The Mississippi melee made headlines across America and around the world. The Atlanta Constitution was that city’s morning newspaper in 1962, and unlike so many newspapers in the Jim Crow South, it backed the aims and aspirations of the civil rights movement. Legendary Georgia journalist Bill Shipp covered the tempest in Mississippi for the Atlanta Constitution with a front-page story saying that the Ole Miss rioters were both university students and older outsiders. “Many of the rioters were adults, carrying makeshift clubs, pipes and other weapons,” Shipp wrote. 

In his Page One opinion columns, the Constitution’s editor and publisher, Ralph McGill, scorned the politicians, media executives, police and preachers who backed a system of segregation that led to mob violence under the magnolias and moonlight of Mississippi. McGill’s writings had earned him a Pulitzer Prize in 1959, and his columns on the Ole Miss situation in 1962 showed why he was called “the conscience of the South.”

Meredith made headlines again in 1966 when he was shot and wounded as he walked in a one-man “March Against Fear” to bring attention to Mississippi’s continuing injustices.

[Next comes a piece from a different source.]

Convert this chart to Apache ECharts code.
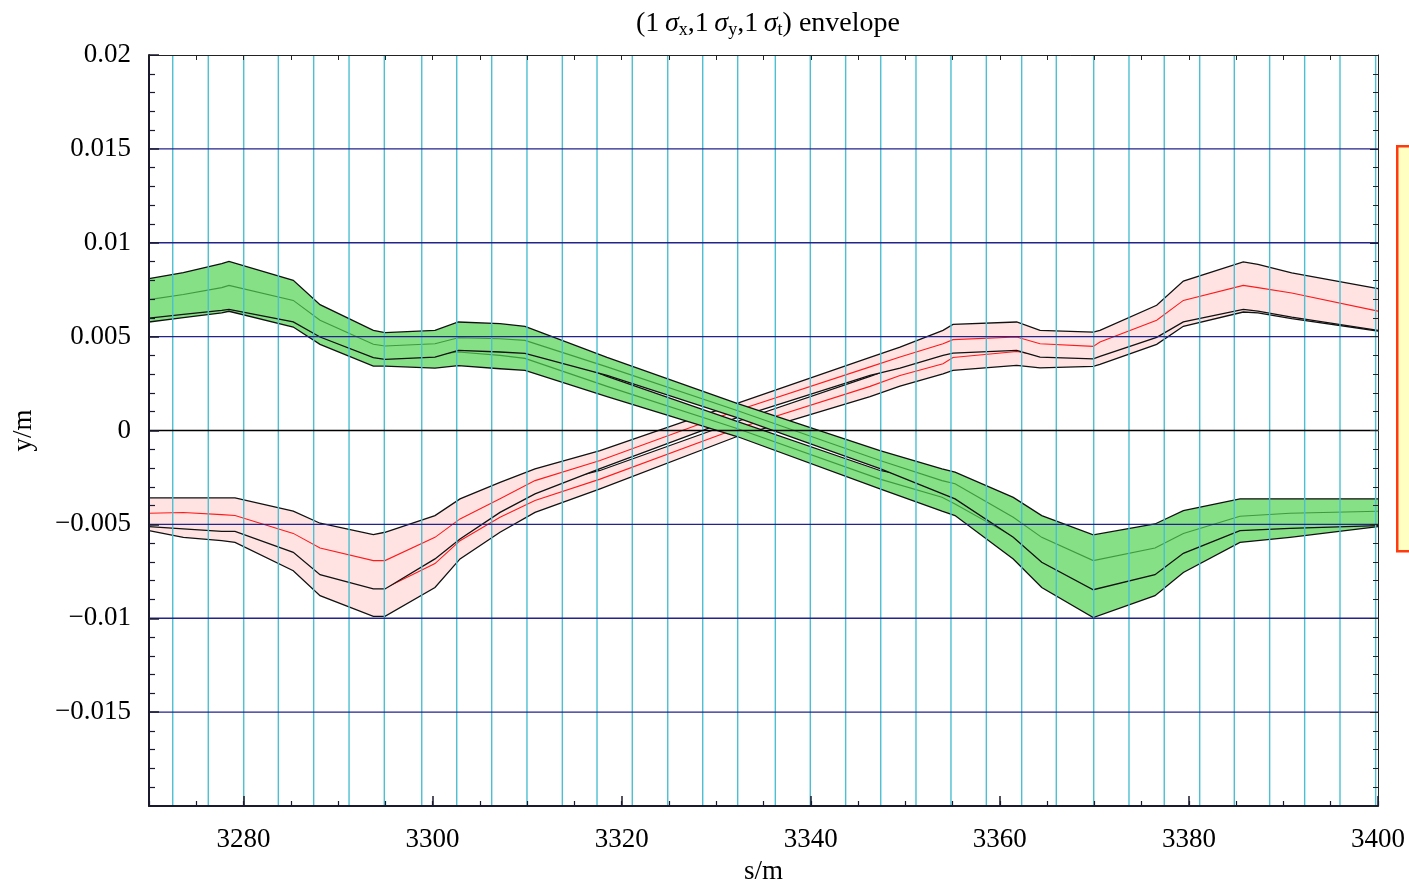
<!DOCTYPE html>
<html>
<head>
<meta charset="utf-8">
<script src="https://cdn.jsdelivr.net/npm/echarts/dist/echarts.min.js"></script>
<style>
  html, body { margin: 0; padding: 0; background: #ffffff; }
  #chart { width: 1409px; height: 885px; }
</style>
</head>
<body>
<div id="chart"></div>
<script>
// ---- envelope data: s (m) and y (m) for two beams, each with two sub-envelopes ----
const S_GREEN = [3270.00, 3273.63, 3277.69, 3278.46, 3285.26, 3288.09, 3293.73, 3294.96, 3300.25, 3302.72,
  3307.13, 3309.77, 3318.45, 3332.20, 3347.32, 3353.88, 3355.26, 3361.42, 3364.43, 3369.88,
  3376.41, 3379.41, 3385.40, 3390.69, 3400.00];
const GREEN_A_UP = [0.00809, 0.00841, 0.00889, 0.00901, 0.00800, 0.00670, 0.00533, 0.00521, 0.00533, 0.00578,
  0.00569, 0.00555, 0.00389, 0.00144, -0.00107, -0.00204, -0.00222, -0.00356, -0.00453, -0.00556,
  -0.00498, -0.00427, -0.00364, -0.00364, -0.00364];
const GREEN_A_MID = [0.00697, 0.00724, 0.00761, 0.00773, 0.00693, 0.00587, 0.00459, 0.00450, 0.00462, 0.00494,
  0.00489, 0.00480, 0.00339, 0.00107, -0.00160, -0.00267, -0.00284, -0.00462, -0.00569, -0.00693,
  -0.00626, -0.00548, -0.00457, -0.00441, -0.00430];
const GREEN_A_LO = [0.00599, 0.00619, 0.00640, 0.00645, 0.00578, 0.00498, 0.00388, 0.00379, 0.00391, 0.00427,
  0.00418, 0.00411, 0.00293, 0.00069, -0.00203, -0.00336, -0.00364, -0.00569, -0.00702, -0.00848,
  -0.00768, -0.00654, -0.00533, -0.00521, -0.00507];
const GREEN_B_UP = [0.00789, 0.00821, 0.00875, 0.00891, 0.00773, 0.00632, 0.00489, 0.00485, 0.00475, 0.00496,
  0.00480, 0.00459, 0.00288, 0.00048, -0.00213, -0.00277, -0.00309, -0.00459, -0.00587, -0.00704,
  -0.00608, -0.00528, -0.00427, -0.00411, -0.00368];
const GREEN_B_MID = [0.00677, 0.00707, 0.00747, 0.00763, 0.00667, 0.00548, 0.00414, 0.00414, 0.00404, 0.00418,
  0.00400, 0.00384, 0.00235, 0.00011, -0.00259, -0.00356, -0.00391, -0.00565, -0.00699, -0.00841,
  -0.00736, -0.00651, -0.00520, -0.00491, -0.00436];
const GREEN_B_LO = [0.00578, 0.00601, 0.00626, 0.00635, 0.00551, 0.00459, 0.00343, 0.00343, 0.00332, 0.00345,
  0.00329, 0.00320, 0.00181, -0.00032, -0.00311, -0.00430, -0.00453, -0.00684, -0.00836, -0.00996,
  -0.00880, -0.00756, -0.00596, -0.00569, -0.00512];

const S_PINK = [3270.00, 3273.63, 3277.69, 3279.10, 3285.26, 3288.09, 3293.73, 3294.96, 3300.25, 3302.90,
  3307.13, 3310.83, 3317.71, 3332.20, 3346.27, 3349.44, 3353.99, 3355.04, 3361.78, 3364.25,
  3369.88, 3370.59, 3376.59, 3379.41, 3385.75, 3387.30, 3390.87, 3400.00];
const PINK_A_UP = [-0.00359, -0.00359, -0.00359, -0.00359, -0.00430, -0.00494, -0.00555, -0.00542, -0.00453, -0.00364,
  -0.00276, -0.00204, -0.00107, 0.00144, 0.00389, 0.00444, 0.00533, 0.00565, 0.00578, 0.00533,
  0.00524, 0.00533, 0.00667, 0.00796, 0.00898, 0.00885, 0.00839, 0.00756];
const PINK_A_MID = [-0.00441, -0.00437, -0.00448, -0.00453, -0.00548, -0.00626, -0.00693, -0.00693, -0.00569, -0.00471,
  -0.00364, -0.00267, -0.00160, 0.00107, 0.00339, 0.00391, 0.00462, 0.00484, 0.00498, 0.00462,
  0.00448, 0.00471, 0.00587, 0.00693, 0.00773, 0.00761, 0.00732, 0.00636];
const PINK_A_LO = [-0.00512, -0.00524, -0.00537, -0.00537, -0.00649, -0.00768, -0.00844, -0.00844, -0.00684, -0.00578,
  -0.00436, -0.00338, -0.00203, 0.00069, 0.00293, 0.00332, 0.00400, 0.00412, 0.00427, 0.00391,
  0.00382, 0.00395, 0.00496, 0.00578, 0.00645, 0.00636, 0.00604, 0.00533];
const PINK_B_UP = [-0.00379, -0.00405, -0.00411, -0.00416, -0.00528, -0.00608, -0.00704, -0.00688, -0.00592, -0.00480,
  -0.00384, -0.00299, -0.00213, 0.00048, 0.00288, 0.00347, 0.00427, 0.00464, 0.00496, 0.00469,
  0.00480, 0.00491, 0.00629, 0.00773, 0.00888, 0.00875, 0.00827, 0.00752];
const PINK_B_MID = [-0.00461, -0.00480, -0.00501, -0.00507, -0.00640, -0.00736, -0.00840, -0.00840, -0.00709, -0.00587,
  -0.00462, -0.00373, -0.00259, 0.00011, 0.00235, 0.00293, 0.00356, 0.00389, 0.00421, 0.00400,
  0.00411, 0.00427, 0.00544, 0.00667, 0.00763, 0.00752, 0.00720, 0.00635];
const PINK_B_LO = [-0.00533, -0.00569, -0.00587, -0.00596, -0.00747, -0.00880, -0.00990, -0.00990, -0.00836, -0.00684,
  -0.00542, -0.00436, -0.00311, -0.00032, 0.00181, 0.00236, 0.00302, 0.00320, 0.00347, 0.00334,
  0.00341, 0.00352, 0.00459, 0.00555, 0.00631, 0.00626, 0.00596, 0.00530];

// element boundaries along the beam line (m)
const ELEMENT_EDGES = [3272.51, 3276.27, 3280.02, 3283.68, 3287.42, 3291.16, 3294.89, 3298.85, 3302.55, 3306.25,
  3309.98, 3313.72, 3317.39, 3321.12, 3324.87, 3328.57, 3332.27, 3336.25, 3339.95, 3343.69,
  3347.40, 3351.13, 3354.83, 3358.57, 3362.31, 3365.97, 3369.93, 3373.66, 3377.39, 3381.14,
  3384.80, 3388.54, 3392.24, 3395.98, 3399.75];

// horizontal reference lines (m)
const GRID_Y = [-0.015, -0.01, -0.005, 0, 0.005, 0.01, 0.015];

const S_MIN = 3270, S_MAX = 3400;
const Y_MIN = -0.02, Y_MAX = 0.02;

const FONT = 'Liberation Serif, Times New Roman, serif';
const EDGE = '#111111';

function bandData(s, lo, mid, up) {
  return s.map((v, i) => [v, lo[i], mid[i], up[i]]);
}

function bandRenderer(fill, midColor) {
  return function (params, api) {
    if (params.dataIndexInside !== 0) return null;
    const n = params.dataInsideLength;
    const up = [], mid = [], lo = [];
    for (let i = 0; i < n; i++) {
      const s = api.value(0, i);
      lo.push(api.coord([s, api.value(1, i)]));
      mid.push(api.coord([s, api.value(2, i)]));
      up.push(api.coord([s, api.value(3, i)]));
    }
    return {
      type: 'group',
      children: [
        { type: 'polygon', shape: { points: up.concat(lo.slice().reverse()) },
          style: { fill: fill, stroke: null } },
        { type: 'polyline', shape: { points: up }, style: { stroke: EDGE, lineWidth: 1.3, fill: null } },
        { type: 'polyline', shape: { points: lo }, style: { stroke: EDGE, lineWidth: 1.3, fill: null } },
        { type: 'polyline', shape: { points: mid }, style: { stroke: midColor, lineWidth: 1.1, fill: null } }
      ]
    };
  };
}

function bandSeries(name, data, fill, midColor, z) {
  return {
    name: name,
    type: 'custom',
    z: z,
    silent: true,
    xAxisIndex: 0,
    yAxisIndex: 0,
    dimensions: ['s', 'lo', 'mid', 'up'],
    encode: { x: 0, y: [1, 2, 3] },
    data: data,
    renderItem: bandRenderer(fill, midColor)
  };
}

const GREEN_FILL = '#86e086', GREEN_MID = '#3f9a3f';
const PINK_FILL = '#ffe3e3', PINK_MID = '#ff1a1a';

const chart = echarts.init(document.getElementById('chart'), null, { renderer: 'canvas' });

const yFmt = v => {
  if (Math.abs(v) < 1e-12) return '0';
  const a = String(+Math.abs(v).toFixed(4));
  return (v < 0 ? '\u2212' : '') + a;
};
const sFmt = v => String(Math.round(v));

const option = {
  backgroundColor: '#ffffff',
  animation: false,
  title: {
    text: '(1\u2009{s|\u03c3}{b|x},1\u2009{s|\u03c3}{b|y},1\u2009{s|\u03c3}{b|t}) envelope',
    left: 763,
    top: 4,
    textAlign: 'center',
    textStyle: {
      fontFamily: FONT, fontSize: 28, fontWeight: 'normal', color: '#000', lineHeight: 30,
      rich: {
        s: { fontFamily: FONT, fontSize: 28, fontStyle: 'italic', color: '#000', lineHeight: 30 },
        b: { fontFamily: FONT, fontSize: 18, color: '#000', verticalAlign: 'bottom', lineHeight: 18 }
      }
    }
  },
  grid: { left: 149, right: 31, top: 55, bottom: 79, containLabel: false, outerBoundsMode: 'none' },
  xAxis: [
    {
      type: 'value', position: 'bottom', min: S_MIN, max: S_MAX, splitNumber: 7, z: 8,
      name: 's/m', nameLocation: 'middle', nameGap: 52,
      nameTextStyle: { fontFamily: FONT, fontSize: 27, color: '#000' },
      axisLine: { show: true, onZero: false, lineStyle: { color: '#1a1a2e', width: 2 } },
      axisTick: { show: true, inside: true, length: 10, lineStyle: { color: '#1a1a2e', width: 1.5 } },
      axisLabel: { show: true, interval: 0, showMinLabel: false, margin: 20, formatter: sFmt,
        fontFamily: FONT, fontSize: 27, color: '#000' },
      splitLine: { show: false }
    },
    {
      type: 'value', position: 'bottom', min: S_MIN, max: S_MAX, interval: 5, z: 8,
      axisLine: { show: false, onZero: false },
      axisTick: { show: true, inside: true, length: 5, lineStyle: { color: '#1a1a2e', width: 1.2 } },
      axisLabel: { show: false },
      splitLine: { show: false }
    },
    {
      type: 'value', position: 'top', min: S_MIN, max: S_MAX, interval: 5, z: 8,
      axisLine: { show: true, onZero: false, lineStyle: { color: '#222', width: 1 } },
      axisTick: { show: true, inside: true, length: 5, lineStyle: { color: '#222', width: 1 } },
      axisLabel: { show: false },
      splitLine: { show: false }
    }
  ],
  yAxis: [
    {
      type: 'value', position: 'left', min: Y_MIN, max: Y_MAX, interval: 0.005, z: 8,
      name: 'y/m', nameLocation: 'middle', nameGap: 112, nameRotate: 90,
      nameTextStyle: { fontFamily: FONT, fontSize: 27, color: '#000' },
      axisLine: { show: true, onZero: false, lineStyle: { color: '#1a1a2e', width: 2 } },
      axisTick: { show: true, inside: true, length: 10, lineStyle: { color: '#1a1a2e', width: 1.5 } },
      minorTick: { show: true, splitNumber: 5, length: 6, lineStyle: { color: '#1a1a2e', width: 1.2 } },
      axisLabel: { show: true, showMinLabel: false, margin: 18, formatter: yFmt,
        fontFamily: FONT, fontSize: 27, color: '#000' },
      splitLine: { show: false }
    },
    {
      type: 'value', position: 'right', min: Y_MIN, max: Y_MAX, interval: 0.005, z: 8,
      axisLine: { show: true, onZero: false, lineStyle: { color: '#222', width: 1 } },
      axisTick: { show: true, inside: true, length: 8, lineStyle: { color: '#222', width: 1 } },
      minorTick: { show: true, splitNumber: 5, length: 5, lineStyle: { color: '#222', width: 1 } },
      axisLabel: { show: false },
      splitLine: { show: false }
    }
  ],
  graphic: [
    {
      type: 'rect', left: 1396, top: 145, z: 10,
      shape: { width: 40, height: 405 },
      style: { fill: '#ffffc2', stroke: '#ff3a10', lineWidth: 2.5 }
    }
  ],
  series: [
    bandSeries('beam 2 (b)', bandData(S_PINK, PINK_B_LO, PINK_B_MID, PINK_B_UP), PINK_FILL, PINK_MID, 1),
    bandSeries('beam 2 (a)', bandData(S_PINK, PINK_A_LO, PINK_A_MID, PINK_A_UP), PINK_FILL, PINK_MID, 2),
    bandSeries('beam 1 (b)', bandData(S_GREEN, GREEN_B_LO, GREEN_B_MID, GREEN_B_UP), GREEN_FILL, GREEN_MID, 3),
    bandSeries('beam 1 (a)', bandData(S_GREEN, GREEN_A_LO, GREEN_A_MID, GREEN_A_UP), GREEN_FILL, GREEN_MID, 4),
    {
      name: 'elements',
      type: 'custom', z: 5, silent: true,
      encode: { x: 0, y: 1 },
      data: ELEMENT_EDGES.map(s => [s, 0]),
      renderItem: function (params, api) {
        const cs = params.coordSys;
        const x = api.coord([api.value(0), 0])[0];
        return { type: 'line', shape: { x1: x, y1: cs.y, x2: x, y2: cs.y + cs.height },
          style: { stroke: '#4cbfd2', lineWidth: 1.4 } };
      }
    },
    {
      name: 'levels',
      type: 'custom', z: 6, silent: true,
      encode: { x: 0, y: 1 },
      data: GRID_Y.map(v => [S_MIN, v]),
      renderItem: function (params, api) {
        const cs = params.coordSys;
        const v = api.value(1);
        const y = api.coord([S_MIN, v])[1];
        return { type: 'line', shape: { x1: cs.x, y1: y, x2: cs.x + cs.width, y2: y },
          style: { stroke: v === 0 ? '#000000' : '#23238c', lineWidth: 1.3 } };
      }
    }
  ]
};

chart.setOption(option);
</script>
</body>
</html>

Newspapers worldwide ran a shocking photo of Meredith falling to the dusty roadside as his white assailant loomed in the background. Jack Thornell, a young Associated Press photographer, won a Pulitzer Prize for his compelling photo. Aubrey James Norvell, the shooter, later served 18 months of a five-year prison sentence. He died in 2016. 

Meredith lives on today at age 89. His longtime Republican politics—including serving on the staff of arch-conservative Senator Jesse Helms and backing a political bid by “Klandidate” David Duke—have baffled or angered some in the civil rights movement, but Meredith will always be remembered as a man who scored a victory over Jim Crow segregation in the Magnolia State.

The year 1962 was a trying time in America. President John Kennedy faced Cold War troubles from Russia’s reach into Berlin and Cuba, while on the home front his administration was bedeviled by domestic terrorism like the Ole Miss riot. Today is another trying time in America as the old ghosts of white supremacy and homegrown terrorism rattle their chains and rise from their coffins. 

In 2001, author William Doyle wrote a book titled An American Insurrection: The Battle of Oxford, Mississippi, 1962. Twenty years after his book was published, America faced another threat from insurrectionists during the deadly Capitol Hill melee on Jan. 6, 2021. The threat is still out there. As Oxford’s most famous citizen, William Faulkner, wrote, “The past is never dead. It’s not even past.”